WASHINGTON, D.C.--An independent report released here today by NASA's Advisory Council paints a sobering picture of the agency's space station program. After a major overhaul 5 years ago, the planned space station was to cost $17.4 billion and be ready by 2002. But the report warns of a $7 billion cost overrun and a 1- to 3-year delay in completing the project, which includes cooperation from Russia, Europe, Japan, and Canada.
The task force, chaired by consultant Jay Chabrow, warns that the agency's annual $2.1 billion space station funding is inadequate, and likely will require an additional $130 million to $250 million annually. That would push the station's price tag to $24.7 billion--nearly one-third more than the original estimate.

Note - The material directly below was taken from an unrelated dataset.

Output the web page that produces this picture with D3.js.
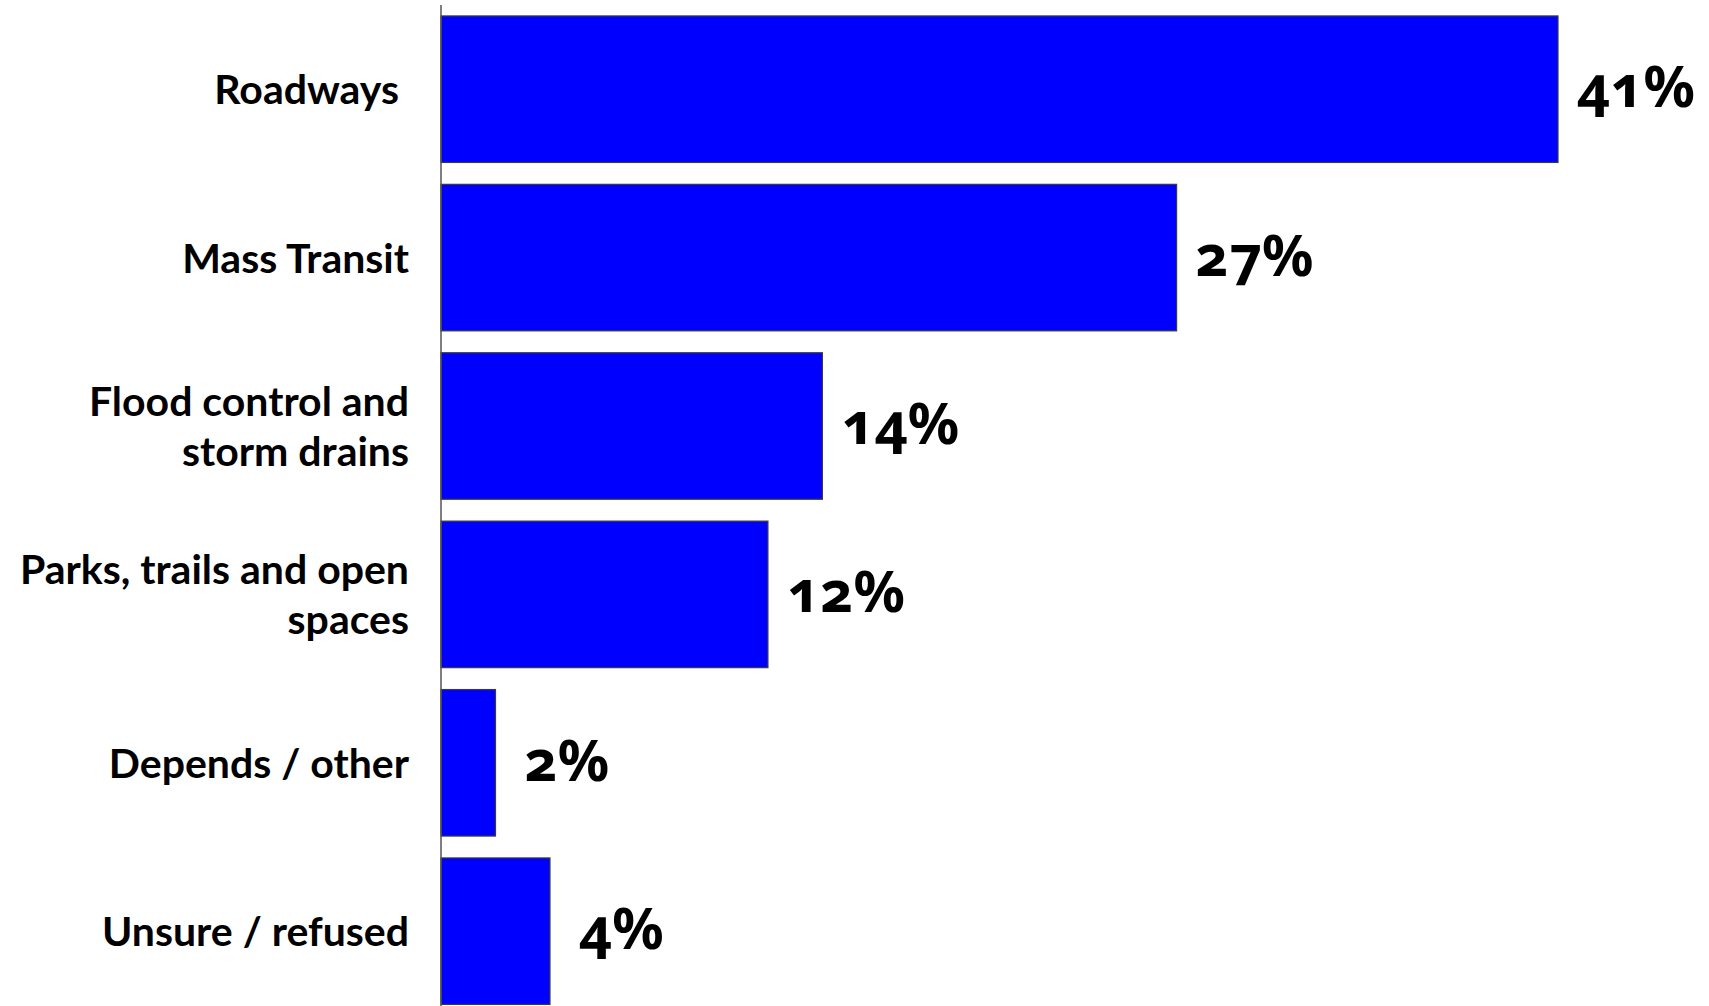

While the report cites "reasonable progress" in work on U.S. space station elements, it also highlights a host of technical challenges--such as the complexity of assembling the station in orbit--that threaten to derail NASA's schedule. Those problems, it states, could delay completion to as late as 2006--more than 20 years after President Ronald Reagan first proposed the project in 1984. Russian delays in completing the service module--a key component containing command and control functions--likely will force NASA to postpone its first launches slated for this summer.
NASA Administrator Daniel Goldin told a Senate panel today that "I don't acknowledge or accept the $7 billion overrun" laid out in the Chabrow report. NASA, he added, will not have a formal response to the Chabrow study for 30 days. That irked members of the Senate Appropriations subcommittee charged with NASA oversight. "We're running out of patience," warned ranking minority member Senator Barbara Mikulski (D-MD). "There's always one more promise."